Continuous assessment and proactive engagement strengthen vendor relationships and safeguard your organization.
What Is a Vendor Risk Management Program?
A vendor risk management program (VRMP) is a structured framework designed to ensure that third-party vendor relationships deliver maximum value while minimizing potential risks. It combines tools, processes, and governance policies to help organizations manage their vendors strategically, focusing not only on performance and cost efficiency but also on security, compliance, and operational resilience.
For instance, third-party data breaches are becoming alarmingly common and impacting industries from banking and healthcare to automotive and telecommunications. These breaches don’t just compromise data; they also erode customer trust and can lead to severe legal and financial consequences.
A well-designed vendor risk management program helps mitigate such risks through a proactive, continuous approach. It allows organizations to:
Identify and assess vendor risks before onboarding.
Evaluate security controls and compliance practices to ensure alignment with regulatory standards.
Negotiate robust contracts and service level agreements (SLAs) that define expectations clearly.
Continuously monitor vendor performance and risk posture throughout the engagement lifecycle.
Ultimately, a vendor risk management program empowers organizations to make informed decisions about who they work with and maintain compliance with data protection regulations.
What Is the Purpose of a Vendor Management Program?
A vendor management program is more than just a process, it’s a strategic framework that ensures every vendor your organization works with supports your long-term goals, complies with standards, and delivers measurable value. It’s designed to help businesses manage external relationships in a structured, proactive way, turning vendor partnerships into drivers of efficiency, trust, and growth.
At its core, the purpose of a vendor management program can be understood through four key objectives:
1. Mitigate Vendor Risks:
The program acts as a safety net against potential risks such as data breaches, operational disruptions, financial instability, or regulatory non-compliance. It ensures vendors meet security and ethical standards while protecting the organisation’s data, reputation, and financial stability.
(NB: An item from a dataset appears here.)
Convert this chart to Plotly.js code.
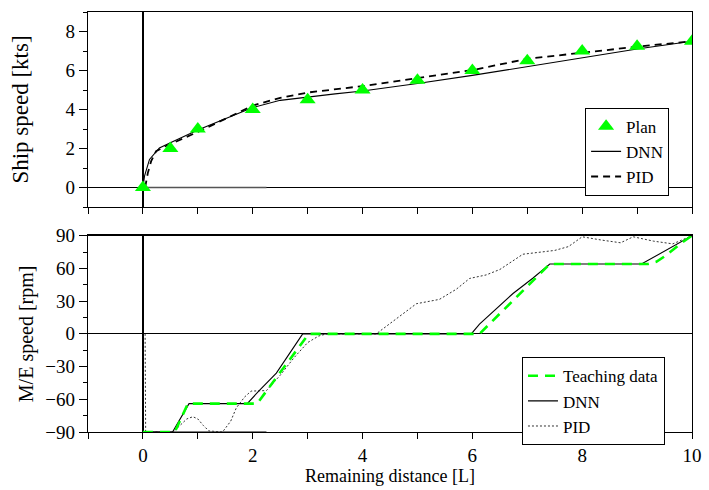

2. Improve Accountability and Performance:
By establishing clear expectations, measurable performance indicators (KPIs), and regular monitoring, the program holds vendors accountable for delivering on their commitments. This transparency builds trust and ensures consistency in product or service quality.
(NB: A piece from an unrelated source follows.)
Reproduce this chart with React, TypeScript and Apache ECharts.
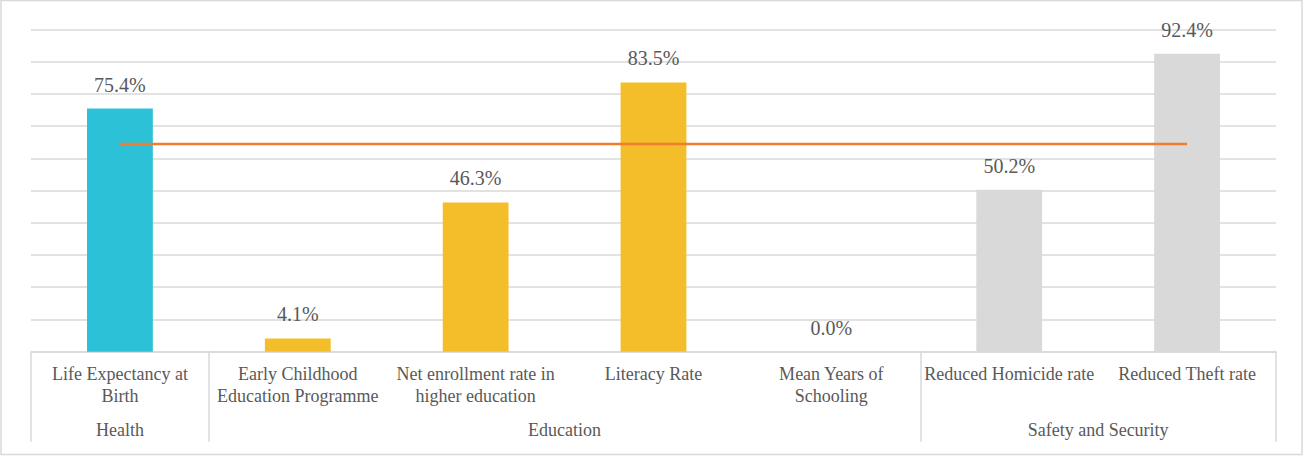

3. Drive Cost Efficiency and Optimization:
While implementing a vendor management program may appear to be an added cost, it actually promotes long-term savings. With visibility into vendor spend and performance, organizations can:
Negotiate stronger, more cost-effective contracts.
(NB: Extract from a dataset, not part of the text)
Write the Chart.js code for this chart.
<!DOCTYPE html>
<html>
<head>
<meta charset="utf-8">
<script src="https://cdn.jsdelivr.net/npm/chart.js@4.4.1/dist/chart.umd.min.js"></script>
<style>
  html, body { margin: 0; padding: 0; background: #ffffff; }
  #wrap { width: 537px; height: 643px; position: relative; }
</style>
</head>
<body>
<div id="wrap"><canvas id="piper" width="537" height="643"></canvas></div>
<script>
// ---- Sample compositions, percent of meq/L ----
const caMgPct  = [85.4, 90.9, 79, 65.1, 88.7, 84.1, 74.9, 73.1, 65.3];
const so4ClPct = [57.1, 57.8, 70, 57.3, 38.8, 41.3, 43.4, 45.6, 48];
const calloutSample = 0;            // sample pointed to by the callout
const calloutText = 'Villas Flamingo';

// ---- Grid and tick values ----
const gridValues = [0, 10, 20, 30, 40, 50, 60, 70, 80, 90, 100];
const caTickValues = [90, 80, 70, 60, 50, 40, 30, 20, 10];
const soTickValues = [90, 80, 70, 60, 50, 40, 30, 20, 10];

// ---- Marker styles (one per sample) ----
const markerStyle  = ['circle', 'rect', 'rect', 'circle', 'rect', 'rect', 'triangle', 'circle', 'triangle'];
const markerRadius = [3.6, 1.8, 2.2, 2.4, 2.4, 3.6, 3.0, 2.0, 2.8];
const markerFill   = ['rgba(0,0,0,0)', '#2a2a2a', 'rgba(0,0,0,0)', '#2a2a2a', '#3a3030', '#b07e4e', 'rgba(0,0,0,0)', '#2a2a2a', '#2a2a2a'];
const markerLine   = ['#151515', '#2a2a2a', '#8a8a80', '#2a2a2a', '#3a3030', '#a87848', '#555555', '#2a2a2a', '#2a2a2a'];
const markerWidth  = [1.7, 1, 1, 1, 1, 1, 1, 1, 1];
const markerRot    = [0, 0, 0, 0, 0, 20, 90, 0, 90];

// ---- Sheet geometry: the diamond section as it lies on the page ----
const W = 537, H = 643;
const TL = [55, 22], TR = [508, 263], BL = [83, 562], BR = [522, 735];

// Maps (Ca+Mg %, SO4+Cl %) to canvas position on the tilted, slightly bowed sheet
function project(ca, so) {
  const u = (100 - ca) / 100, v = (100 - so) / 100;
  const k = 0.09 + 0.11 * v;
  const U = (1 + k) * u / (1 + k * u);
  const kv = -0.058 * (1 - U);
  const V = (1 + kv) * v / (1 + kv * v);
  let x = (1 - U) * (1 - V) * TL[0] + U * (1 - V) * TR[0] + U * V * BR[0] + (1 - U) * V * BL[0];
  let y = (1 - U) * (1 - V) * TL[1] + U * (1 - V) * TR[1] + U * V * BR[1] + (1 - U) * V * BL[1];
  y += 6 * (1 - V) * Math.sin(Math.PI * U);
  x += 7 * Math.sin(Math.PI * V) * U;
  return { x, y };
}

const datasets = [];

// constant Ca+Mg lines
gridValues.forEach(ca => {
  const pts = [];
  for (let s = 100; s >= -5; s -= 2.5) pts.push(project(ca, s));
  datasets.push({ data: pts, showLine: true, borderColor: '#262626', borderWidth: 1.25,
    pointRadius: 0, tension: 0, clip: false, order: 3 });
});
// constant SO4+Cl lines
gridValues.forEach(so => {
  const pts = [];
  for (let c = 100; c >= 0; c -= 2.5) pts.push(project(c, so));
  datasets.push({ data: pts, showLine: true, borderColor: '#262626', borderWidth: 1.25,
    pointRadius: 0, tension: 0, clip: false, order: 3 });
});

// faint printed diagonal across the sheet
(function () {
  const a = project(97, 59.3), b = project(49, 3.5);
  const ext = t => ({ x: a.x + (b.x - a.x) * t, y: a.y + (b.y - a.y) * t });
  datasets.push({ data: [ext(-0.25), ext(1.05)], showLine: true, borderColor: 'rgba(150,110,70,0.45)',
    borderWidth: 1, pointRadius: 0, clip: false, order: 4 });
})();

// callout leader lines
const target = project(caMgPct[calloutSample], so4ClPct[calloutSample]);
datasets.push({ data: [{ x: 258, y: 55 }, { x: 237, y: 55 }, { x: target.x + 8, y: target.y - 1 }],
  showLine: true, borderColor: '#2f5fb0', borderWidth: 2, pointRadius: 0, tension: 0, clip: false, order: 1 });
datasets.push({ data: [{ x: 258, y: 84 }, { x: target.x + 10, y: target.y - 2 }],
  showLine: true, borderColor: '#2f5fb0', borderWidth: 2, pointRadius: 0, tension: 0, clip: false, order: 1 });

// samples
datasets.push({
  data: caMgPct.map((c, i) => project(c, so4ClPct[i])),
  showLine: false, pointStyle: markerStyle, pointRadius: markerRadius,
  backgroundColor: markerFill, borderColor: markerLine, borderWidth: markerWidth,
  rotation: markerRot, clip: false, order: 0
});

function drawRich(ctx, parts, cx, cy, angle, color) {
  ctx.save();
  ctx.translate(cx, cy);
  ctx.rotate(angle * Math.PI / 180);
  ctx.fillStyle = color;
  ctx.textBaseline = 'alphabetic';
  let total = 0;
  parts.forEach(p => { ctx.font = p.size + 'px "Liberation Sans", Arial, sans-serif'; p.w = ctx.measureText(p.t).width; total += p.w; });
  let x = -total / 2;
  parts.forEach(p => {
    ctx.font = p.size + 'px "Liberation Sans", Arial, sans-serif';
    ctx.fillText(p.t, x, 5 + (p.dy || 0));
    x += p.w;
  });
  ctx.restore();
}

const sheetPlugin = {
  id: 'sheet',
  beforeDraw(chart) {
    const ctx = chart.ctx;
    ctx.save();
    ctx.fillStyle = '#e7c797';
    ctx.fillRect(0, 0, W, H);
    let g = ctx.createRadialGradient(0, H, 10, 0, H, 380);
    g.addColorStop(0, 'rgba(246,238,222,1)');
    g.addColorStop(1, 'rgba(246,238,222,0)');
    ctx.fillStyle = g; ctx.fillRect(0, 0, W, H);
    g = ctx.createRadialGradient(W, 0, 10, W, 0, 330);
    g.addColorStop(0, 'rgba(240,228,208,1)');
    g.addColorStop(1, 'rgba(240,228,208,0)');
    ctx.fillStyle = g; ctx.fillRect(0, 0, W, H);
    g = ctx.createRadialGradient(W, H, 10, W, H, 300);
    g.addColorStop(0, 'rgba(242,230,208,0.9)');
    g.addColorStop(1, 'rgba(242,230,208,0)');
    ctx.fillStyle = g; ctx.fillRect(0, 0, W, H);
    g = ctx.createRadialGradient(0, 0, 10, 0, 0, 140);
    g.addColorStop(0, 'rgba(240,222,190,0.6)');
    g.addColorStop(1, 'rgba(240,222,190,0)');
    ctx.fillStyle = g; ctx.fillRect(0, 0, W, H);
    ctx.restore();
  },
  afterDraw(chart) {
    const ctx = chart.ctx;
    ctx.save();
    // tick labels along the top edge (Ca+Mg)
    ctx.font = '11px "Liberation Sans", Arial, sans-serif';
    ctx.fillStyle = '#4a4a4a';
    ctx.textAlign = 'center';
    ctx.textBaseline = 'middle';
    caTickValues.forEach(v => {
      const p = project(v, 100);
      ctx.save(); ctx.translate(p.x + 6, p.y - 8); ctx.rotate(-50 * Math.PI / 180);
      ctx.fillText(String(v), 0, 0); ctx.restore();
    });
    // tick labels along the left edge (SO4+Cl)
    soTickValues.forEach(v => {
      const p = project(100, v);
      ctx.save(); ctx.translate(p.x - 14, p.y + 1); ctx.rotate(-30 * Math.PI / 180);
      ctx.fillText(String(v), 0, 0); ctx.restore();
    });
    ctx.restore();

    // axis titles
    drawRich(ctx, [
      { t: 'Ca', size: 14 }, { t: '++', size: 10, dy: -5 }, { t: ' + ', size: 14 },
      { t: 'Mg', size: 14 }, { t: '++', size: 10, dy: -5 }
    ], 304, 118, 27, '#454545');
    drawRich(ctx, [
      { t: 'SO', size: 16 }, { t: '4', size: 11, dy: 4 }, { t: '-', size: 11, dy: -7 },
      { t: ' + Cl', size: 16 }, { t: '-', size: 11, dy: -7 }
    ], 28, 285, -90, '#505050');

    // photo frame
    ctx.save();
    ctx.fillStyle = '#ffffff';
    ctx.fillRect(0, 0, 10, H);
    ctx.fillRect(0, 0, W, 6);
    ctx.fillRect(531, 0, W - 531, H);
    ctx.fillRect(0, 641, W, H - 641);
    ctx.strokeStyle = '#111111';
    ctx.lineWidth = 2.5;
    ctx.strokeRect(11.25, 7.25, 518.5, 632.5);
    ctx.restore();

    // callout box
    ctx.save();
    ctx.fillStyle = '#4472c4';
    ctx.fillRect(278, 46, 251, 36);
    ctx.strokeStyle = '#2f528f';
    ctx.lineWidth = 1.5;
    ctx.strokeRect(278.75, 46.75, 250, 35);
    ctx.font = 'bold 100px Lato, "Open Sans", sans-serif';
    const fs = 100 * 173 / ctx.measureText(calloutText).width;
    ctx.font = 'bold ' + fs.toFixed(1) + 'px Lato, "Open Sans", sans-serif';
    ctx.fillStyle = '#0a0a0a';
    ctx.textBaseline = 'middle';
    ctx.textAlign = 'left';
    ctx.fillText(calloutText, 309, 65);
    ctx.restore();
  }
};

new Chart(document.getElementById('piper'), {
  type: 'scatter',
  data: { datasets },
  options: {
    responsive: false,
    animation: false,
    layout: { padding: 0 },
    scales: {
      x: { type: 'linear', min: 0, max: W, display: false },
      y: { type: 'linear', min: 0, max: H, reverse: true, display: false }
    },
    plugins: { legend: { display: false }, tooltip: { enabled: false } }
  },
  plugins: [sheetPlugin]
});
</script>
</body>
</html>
Eliminate redundant services or duplicate outsourcing.
Identify opportunities for better pricing or bundled solutions.
4. Strengthen Strategic Partnerships:
Vendor management isn’t only about oversight, it’s about building collaborative, long-term relationships. A structured program encourages open communication, joint problem-solving, and mutual growth, allowing vendors to evolve with your organization’s needs.
When done effectively, a vendor management program provides a systematic approach to third-party oversight, from assessing vendor risks and onboarding new partners to ongoing performance tracking and issue resolution.
In essence, it transforms vendor relationships from reactive management into a strategic discipline that enhances operational resilience, promotes compliance, and supports continuous business improvement.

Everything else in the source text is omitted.